# THE EXERCISE
Return the data exactly, with all pictures removed.

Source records
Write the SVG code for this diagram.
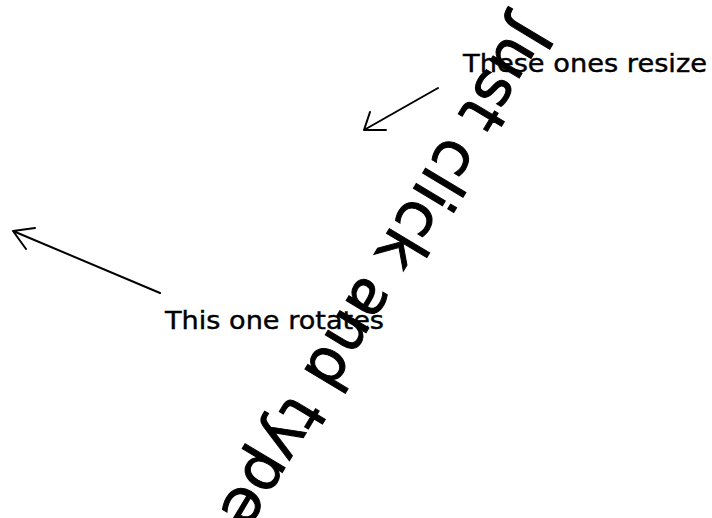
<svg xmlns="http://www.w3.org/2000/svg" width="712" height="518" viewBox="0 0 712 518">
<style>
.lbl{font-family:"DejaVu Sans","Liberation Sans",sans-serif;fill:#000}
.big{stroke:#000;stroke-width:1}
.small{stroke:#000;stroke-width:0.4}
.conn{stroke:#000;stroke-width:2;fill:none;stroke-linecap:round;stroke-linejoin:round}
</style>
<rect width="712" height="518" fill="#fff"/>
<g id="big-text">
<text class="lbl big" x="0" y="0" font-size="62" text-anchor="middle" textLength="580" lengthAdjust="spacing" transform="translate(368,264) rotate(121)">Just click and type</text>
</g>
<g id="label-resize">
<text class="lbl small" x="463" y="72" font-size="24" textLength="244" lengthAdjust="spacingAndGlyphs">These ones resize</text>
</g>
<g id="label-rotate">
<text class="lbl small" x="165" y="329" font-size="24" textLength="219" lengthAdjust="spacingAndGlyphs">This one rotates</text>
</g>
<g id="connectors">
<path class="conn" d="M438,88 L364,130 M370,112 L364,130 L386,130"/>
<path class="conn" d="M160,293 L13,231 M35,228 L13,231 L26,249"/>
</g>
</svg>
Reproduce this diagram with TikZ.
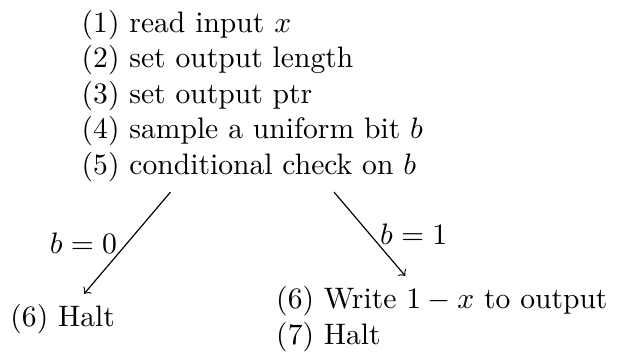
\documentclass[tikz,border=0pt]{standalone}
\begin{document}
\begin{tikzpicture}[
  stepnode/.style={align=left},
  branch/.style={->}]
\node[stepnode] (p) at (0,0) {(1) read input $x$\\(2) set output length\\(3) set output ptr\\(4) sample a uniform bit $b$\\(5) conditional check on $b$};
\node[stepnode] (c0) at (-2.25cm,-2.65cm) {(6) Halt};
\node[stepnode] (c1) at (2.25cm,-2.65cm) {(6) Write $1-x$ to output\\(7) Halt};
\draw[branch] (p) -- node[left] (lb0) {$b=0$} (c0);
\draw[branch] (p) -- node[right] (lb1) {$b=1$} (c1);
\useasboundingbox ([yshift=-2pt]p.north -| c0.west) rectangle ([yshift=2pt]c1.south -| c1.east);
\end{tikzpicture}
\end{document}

# SOLVED EXERCISE
Write the SVG code for this diagram.
<svg xmlns="http://www.w3.org/2000/svg" width="712" height="518" viewBox="0 0 712 518">
<style>
.lbl{font-family:"DejaVu Sans","Liberation Sans",sans-serif;fill:#000}
.big{stroke:#000;stroke-width:1}
.small{stroke:#000;stroke-width:0.4}
.conn{stroke:#000;stroke-width:2;fill:none;stroke-linecap:round;stroke-linejoin:round}
</style>
<rect width="712" height="518" fill="#fff"/>
<g id="big-text">
<text class="lbl big" x="0" y="0" font-size="62" text-anchor="middle" textLength="580" lengthAdjust="spacing" transform="translate(368,264) rotate(121)">Just click and type</text>
</g>
<g id="label-resize">
<text class="lbl small" x="463" y="72" font-size="24" textLength="244" lengthAdjust="spacingAndGlyphs">These ones resize</text>
</g>
<g id="label-rotate">
<text class="lbl small" x="165" y="329" font-size="24" textLength="219" lengthAdjust="spacingAndGlyphs">This one rotates</text>
</g>
<g id="connectors">
<path class="conn" d="M438,88 L364,130 M370,112 L364,130 L386,130"/>
<path class="conn" d="M160,293 L13,231 M35,228 L13,231 L26,249"/>
</g>
</svg>
Reproduce this diagram with TikZ.
\documentclass[tikz,border=0pt]{standalone}
\begin{document}
\begin{tikzpicture}[
  stepnode/.style={align=left},
  branch/.style={->}]
\node[stepnode] (p) at (0,0) {(1) read input $x$\\(2) set output length\\(3) set output ptr\\(4) sample a uniform bit $b$\\(5) conditional check on $b$};
\node[stepnode] (c0) at (-2.25cm,-2.65cm) {(6) Halt};
\node[stepnode] (c1) at (2.25cm,-2.65cm) {(6) Write $1-x$ to output\\(7) Halt};
\draw[branch] (p) -- node[left] (lb0) {$b=0$} (c0);
\draw[branch] (p) -- node[right] (lb1) {$b=1$} (c1);
\useasboundingbox ([yshift=-2pt]p.north -| c0.west) rectangle ([yshift=2pt]c1.south -| c1.east);
\end{tikzpicture}
\end{document}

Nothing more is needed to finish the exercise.